— begin Information shown —

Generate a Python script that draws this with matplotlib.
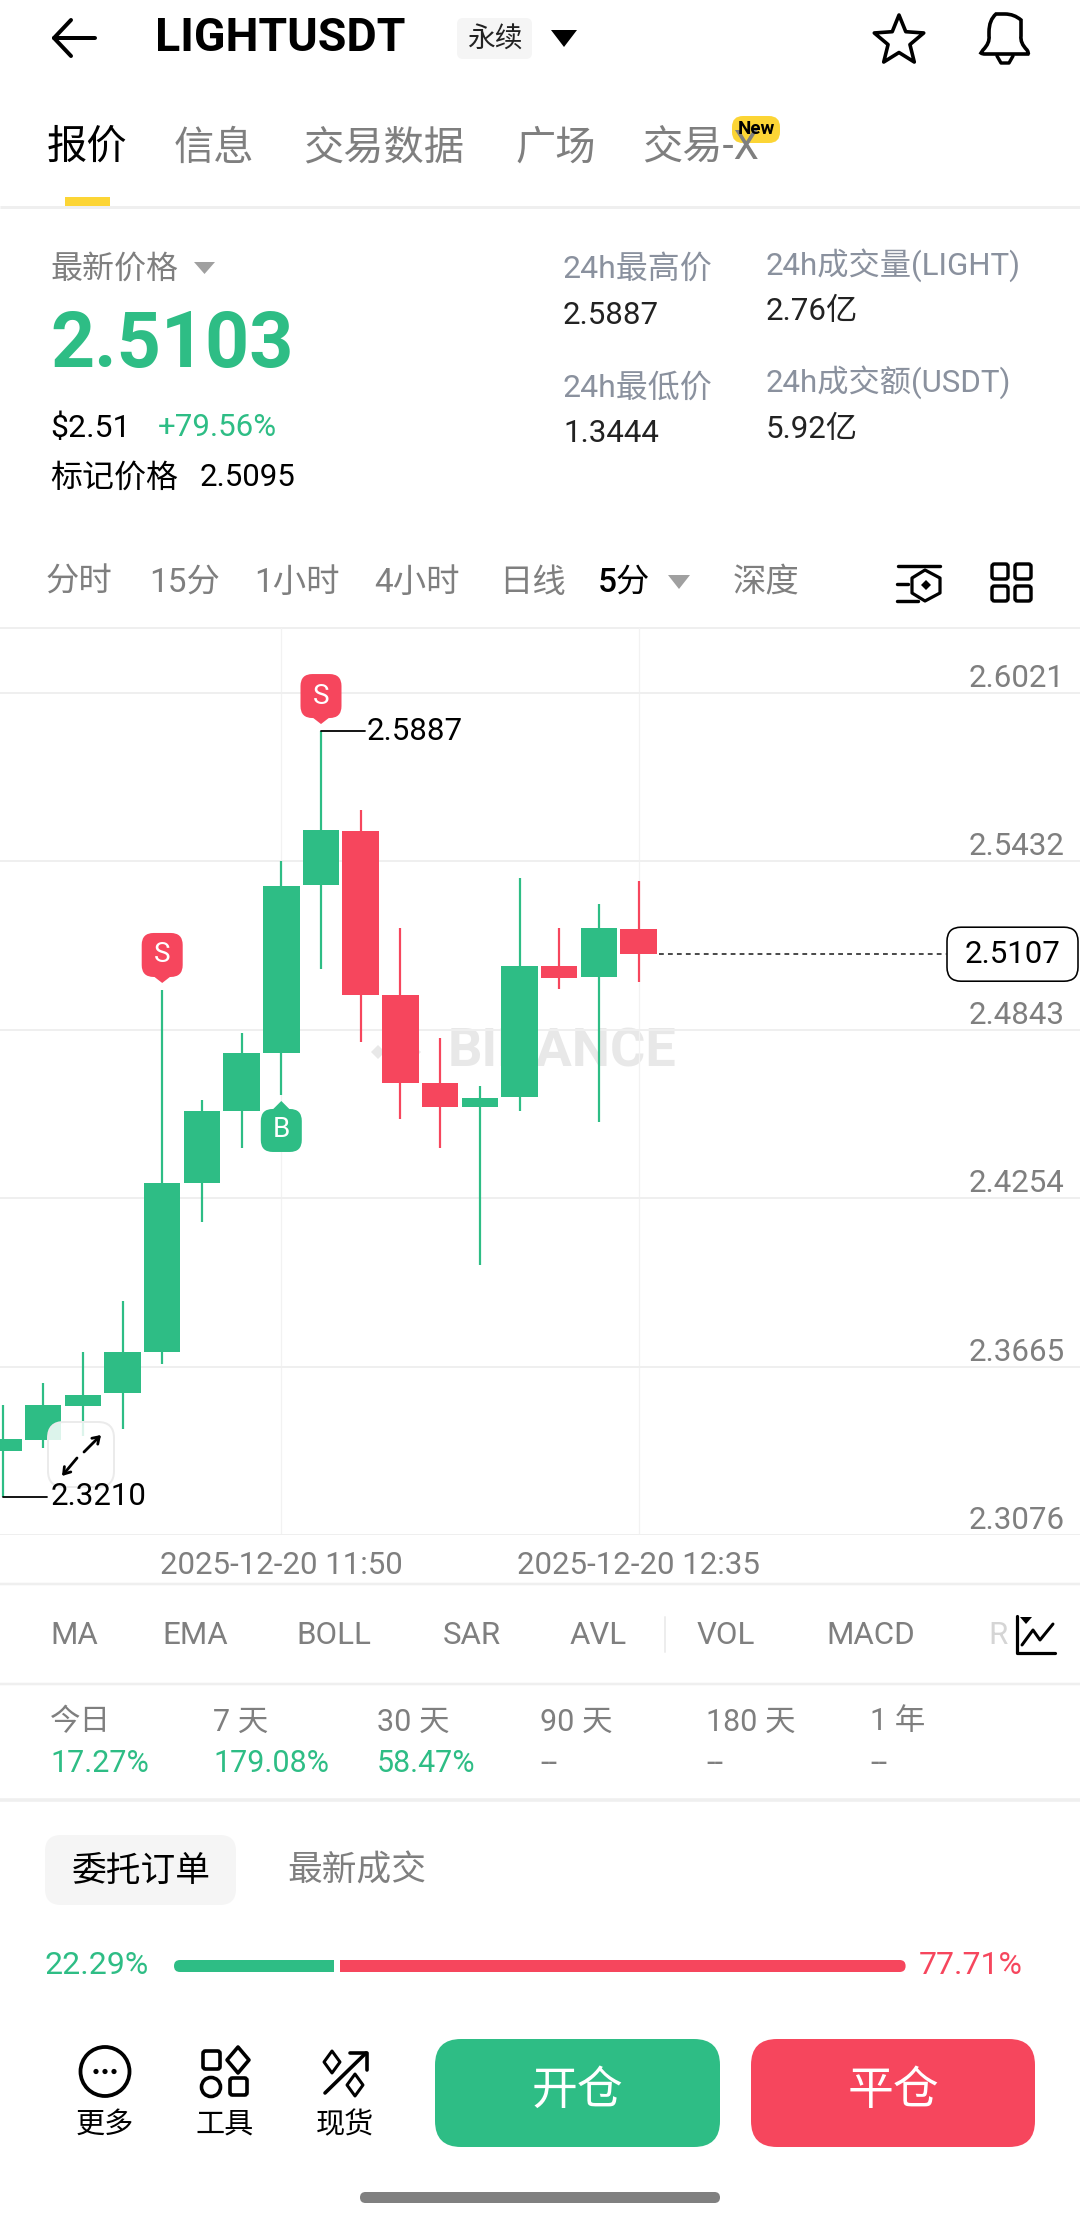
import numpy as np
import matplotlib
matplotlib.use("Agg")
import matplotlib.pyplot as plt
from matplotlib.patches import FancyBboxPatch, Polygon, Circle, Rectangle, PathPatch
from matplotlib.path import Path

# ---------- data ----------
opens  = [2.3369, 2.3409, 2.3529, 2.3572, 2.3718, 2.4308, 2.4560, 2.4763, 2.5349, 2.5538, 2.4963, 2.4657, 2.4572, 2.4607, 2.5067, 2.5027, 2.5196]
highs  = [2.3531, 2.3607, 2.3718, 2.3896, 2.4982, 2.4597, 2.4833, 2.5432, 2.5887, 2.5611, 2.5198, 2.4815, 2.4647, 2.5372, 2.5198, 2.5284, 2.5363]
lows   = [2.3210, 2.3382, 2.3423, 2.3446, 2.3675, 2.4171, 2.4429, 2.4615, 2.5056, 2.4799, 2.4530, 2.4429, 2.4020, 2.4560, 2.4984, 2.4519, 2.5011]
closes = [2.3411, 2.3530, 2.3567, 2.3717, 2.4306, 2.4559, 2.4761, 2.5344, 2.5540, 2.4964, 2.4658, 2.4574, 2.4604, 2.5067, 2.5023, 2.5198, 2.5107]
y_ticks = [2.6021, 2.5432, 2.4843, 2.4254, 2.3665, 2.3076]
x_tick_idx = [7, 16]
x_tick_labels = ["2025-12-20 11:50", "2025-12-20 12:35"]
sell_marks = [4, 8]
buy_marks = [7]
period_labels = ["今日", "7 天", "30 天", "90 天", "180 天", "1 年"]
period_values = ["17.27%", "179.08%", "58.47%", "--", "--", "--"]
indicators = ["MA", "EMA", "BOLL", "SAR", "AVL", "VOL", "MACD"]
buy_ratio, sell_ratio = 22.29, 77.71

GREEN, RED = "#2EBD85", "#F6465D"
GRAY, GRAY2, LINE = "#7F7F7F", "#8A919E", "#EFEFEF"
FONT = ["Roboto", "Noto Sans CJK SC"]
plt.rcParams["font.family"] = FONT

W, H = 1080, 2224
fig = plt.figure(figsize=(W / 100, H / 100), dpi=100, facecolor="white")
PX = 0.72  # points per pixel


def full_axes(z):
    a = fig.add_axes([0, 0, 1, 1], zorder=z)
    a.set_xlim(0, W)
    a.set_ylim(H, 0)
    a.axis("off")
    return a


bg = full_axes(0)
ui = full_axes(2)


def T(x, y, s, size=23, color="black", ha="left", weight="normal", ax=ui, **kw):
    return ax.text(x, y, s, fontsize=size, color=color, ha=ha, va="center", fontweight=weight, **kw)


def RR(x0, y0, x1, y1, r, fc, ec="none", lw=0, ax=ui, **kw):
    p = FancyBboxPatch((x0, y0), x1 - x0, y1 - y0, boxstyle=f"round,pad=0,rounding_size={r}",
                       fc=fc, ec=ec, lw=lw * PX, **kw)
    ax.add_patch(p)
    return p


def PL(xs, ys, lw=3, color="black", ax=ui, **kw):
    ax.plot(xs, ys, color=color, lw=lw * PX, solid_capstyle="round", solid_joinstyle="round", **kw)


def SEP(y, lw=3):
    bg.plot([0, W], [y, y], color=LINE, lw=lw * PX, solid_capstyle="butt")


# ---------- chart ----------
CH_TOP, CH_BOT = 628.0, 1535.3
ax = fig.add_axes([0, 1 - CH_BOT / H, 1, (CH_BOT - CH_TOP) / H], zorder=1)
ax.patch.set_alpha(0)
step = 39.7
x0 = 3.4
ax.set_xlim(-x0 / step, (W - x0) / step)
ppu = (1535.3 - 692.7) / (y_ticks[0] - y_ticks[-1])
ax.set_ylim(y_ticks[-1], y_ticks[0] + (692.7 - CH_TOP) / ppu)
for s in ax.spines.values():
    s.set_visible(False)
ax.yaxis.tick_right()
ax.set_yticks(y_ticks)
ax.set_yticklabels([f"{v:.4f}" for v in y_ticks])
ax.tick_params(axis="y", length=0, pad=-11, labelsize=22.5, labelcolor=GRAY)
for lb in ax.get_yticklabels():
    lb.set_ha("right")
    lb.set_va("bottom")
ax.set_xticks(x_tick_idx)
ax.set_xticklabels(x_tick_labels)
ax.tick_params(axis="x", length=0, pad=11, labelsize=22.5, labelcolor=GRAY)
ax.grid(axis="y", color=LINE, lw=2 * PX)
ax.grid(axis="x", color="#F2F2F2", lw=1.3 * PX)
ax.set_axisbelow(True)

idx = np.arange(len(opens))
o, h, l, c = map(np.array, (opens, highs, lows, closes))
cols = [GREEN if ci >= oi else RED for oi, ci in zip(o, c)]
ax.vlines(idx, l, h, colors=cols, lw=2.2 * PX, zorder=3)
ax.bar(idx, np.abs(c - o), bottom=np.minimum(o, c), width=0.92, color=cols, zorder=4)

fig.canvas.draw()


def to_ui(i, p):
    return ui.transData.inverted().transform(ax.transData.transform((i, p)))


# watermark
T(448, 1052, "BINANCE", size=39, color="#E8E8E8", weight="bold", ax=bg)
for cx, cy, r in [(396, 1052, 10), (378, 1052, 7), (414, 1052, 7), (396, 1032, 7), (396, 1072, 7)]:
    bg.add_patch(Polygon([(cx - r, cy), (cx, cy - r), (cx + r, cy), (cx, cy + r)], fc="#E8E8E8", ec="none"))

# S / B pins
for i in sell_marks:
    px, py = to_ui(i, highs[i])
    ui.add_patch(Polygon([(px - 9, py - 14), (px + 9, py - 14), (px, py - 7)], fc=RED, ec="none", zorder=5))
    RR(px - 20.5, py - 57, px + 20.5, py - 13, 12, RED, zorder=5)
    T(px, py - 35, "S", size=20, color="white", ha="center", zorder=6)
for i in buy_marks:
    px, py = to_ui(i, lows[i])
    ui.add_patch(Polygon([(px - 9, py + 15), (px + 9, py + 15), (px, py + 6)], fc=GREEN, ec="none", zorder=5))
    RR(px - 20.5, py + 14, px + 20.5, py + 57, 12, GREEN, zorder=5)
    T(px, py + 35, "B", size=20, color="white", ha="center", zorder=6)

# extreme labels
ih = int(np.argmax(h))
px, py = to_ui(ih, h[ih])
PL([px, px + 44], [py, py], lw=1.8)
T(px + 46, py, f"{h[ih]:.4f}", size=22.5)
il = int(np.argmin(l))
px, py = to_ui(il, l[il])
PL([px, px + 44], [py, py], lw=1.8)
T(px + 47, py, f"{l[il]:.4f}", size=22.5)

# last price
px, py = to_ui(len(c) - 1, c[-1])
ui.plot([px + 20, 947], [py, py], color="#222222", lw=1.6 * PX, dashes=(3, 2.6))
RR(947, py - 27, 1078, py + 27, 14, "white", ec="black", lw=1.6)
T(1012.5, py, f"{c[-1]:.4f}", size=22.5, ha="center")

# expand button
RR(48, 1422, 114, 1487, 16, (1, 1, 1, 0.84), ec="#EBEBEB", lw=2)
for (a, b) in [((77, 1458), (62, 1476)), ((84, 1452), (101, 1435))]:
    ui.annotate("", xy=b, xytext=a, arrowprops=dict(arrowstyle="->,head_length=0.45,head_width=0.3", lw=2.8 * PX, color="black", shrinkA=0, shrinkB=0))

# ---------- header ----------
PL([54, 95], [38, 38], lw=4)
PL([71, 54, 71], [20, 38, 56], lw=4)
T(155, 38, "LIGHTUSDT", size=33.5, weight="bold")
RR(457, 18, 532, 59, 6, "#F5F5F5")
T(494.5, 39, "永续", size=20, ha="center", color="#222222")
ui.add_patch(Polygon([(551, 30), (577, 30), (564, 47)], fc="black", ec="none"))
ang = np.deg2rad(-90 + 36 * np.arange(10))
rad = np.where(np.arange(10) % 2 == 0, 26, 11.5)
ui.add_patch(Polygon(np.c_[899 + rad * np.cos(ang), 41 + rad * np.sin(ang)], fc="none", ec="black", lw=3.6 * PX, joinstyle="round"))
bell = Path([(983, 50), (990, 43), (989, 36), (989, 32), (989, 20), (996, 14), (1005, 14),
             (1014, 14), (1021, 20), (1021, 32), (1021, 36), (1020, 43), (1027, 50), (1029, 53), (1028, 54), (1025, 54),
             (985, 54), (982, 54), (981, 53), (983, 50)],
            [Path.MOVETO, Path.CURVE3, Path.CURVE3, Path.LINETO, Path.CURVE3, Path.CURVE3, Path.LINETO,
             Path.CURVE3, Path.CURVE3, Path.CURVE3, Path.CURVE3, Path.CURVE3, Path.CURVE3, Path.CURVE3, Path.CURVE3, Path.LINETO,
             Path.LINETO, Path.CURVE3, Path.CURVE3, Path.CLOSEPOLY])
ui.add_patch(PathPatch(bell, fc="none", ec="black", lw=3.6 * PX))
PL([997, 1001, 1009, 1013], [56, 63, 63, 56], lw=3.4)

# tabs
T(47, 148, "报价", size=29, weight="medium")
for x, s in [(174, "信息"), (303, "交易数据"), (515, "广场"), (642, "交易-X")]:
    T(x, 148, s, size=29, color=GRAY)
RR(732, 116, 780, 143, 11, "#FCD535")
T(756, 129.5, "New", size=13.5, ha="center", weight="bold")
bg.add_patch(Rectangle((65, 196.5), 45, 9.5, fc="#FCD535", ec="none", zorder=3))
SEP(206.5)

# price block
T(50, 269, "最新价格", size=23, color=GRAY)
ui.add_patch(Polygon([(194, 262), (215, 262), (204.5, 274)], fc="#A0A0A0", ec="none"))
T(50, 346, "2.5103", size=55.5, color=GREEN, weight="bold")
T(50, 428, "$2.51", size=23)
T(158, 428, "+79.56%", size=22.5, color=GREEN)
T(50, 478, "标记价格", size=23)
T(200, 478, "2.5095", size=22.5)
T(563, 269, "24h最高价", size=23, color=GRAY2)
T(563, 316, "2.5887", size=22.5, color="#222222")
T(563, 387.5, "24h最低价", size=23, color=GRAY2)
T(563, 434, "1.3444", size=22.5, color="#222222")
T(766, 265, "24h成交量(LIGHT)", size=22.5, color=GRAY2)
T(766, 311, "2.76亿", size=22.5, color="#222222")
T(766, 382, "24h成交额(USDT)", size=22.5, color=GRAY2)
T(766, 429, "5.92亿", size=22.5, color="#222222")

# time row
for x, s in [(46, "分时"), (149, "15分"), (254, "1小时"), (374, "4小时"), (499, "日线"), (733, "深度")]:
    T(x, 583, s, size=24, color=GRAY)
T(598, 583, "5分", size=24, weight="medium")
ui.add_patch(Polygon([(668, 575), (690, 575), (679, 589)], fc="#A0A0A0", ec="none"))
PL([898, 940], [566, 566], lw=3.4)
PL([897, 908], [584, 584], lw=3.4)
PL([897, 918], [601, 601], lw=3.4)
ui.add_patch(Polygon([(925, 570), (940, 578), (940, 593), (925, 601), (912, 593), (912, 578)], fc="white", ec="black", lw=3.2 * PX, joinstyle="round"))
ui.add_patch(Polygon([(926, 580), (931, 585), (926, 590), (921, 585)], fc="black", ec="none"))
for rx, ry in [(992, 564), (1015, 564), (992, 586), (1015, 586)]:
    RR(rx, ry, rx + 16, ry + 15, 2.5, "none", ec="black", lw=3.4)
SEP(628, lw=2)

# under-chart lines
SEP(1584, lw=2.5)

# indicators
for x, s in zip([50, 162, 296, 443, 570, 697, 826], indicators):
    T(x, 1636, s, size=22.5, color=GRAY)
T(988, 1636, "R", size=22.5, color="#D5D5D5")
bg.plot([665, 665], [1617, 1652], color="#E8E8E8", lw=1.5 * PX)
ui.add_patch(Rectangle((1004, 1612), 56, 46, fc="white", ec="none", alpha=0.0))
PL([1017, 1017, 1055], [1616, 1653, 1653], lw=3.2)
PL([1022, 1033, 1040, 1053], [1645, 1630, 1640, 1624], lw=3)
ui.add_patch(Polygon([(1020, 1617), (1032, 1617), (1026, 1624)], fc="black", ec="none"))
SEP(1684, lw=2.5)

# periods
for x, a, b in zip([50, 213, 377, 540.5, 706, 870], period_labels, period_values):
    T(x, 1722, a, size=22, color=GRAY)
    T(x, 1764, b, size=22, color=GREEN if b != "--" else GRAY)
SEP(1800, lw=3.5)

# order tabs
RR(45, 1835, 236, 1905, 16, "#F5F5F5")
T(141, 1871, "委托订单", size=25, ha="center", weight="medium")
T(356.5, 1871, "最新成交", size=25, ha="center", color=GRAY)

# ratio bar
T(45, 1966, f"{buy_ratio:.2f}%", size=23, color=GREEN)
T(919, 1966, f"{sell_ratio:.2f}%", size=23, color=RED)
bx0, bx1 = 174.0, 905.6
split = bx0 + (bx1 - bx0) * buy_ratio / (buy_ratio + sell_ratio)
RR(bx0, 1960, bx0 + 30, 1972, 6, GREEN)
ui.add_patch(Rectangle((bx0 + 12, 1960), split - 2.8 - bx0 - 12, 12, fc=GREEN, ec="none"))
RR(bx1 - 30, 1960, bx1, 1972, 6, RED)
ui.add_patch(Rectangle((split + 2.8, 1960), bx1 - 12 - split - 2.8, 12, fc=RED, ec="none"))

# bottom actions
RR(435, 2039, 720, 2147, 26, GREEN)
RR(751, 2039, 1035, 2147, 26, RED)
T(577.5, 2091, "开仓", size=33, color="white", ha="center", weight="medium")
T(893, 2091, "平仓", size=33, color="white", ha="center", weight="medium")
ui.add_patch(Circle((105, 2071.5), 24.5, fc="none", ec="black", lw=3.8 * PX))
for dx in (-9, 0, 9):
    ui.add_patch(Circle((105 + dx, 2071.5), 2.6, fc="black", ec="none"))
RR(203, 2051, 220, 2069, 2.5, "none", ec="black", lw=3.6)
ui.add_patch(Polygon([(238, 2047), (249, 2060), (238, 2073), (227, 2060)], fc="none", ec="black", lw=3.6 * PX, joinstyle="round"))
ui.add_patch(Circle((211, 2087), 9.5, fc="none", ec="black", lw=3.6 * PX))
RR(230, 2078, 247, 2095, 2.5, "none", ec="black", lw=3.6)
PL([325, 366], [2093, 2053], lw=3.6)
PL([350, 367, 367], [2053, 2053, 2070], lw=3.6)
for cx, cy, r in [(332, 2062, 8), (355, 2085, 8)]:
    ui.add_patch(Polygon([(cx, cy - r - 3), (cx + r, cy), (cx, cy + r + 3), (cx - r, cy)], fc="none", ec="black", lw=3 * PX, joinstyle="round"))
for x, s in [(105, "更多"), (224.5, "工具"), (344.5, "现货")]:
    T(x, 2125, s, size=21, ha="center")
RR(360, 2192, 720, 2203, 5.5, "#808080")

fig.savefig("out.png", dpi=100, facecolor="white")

— end Information shown —

### Directive
Write out an exact copy of the listing, first line through the line containing "from matplotlib.path import Path", with the pictures left out.

### Finished exercise
Generate a Python script that draws this with matplotlib.
import numpy as np
import matplotlib
matplotlib.use("Agg")
import matplotlib.pyplot as plt
from matplotlib.patches import FancyBboxPatch, Polygon, Circle, Rectangle, PathPatch
from matplotlib.path import Path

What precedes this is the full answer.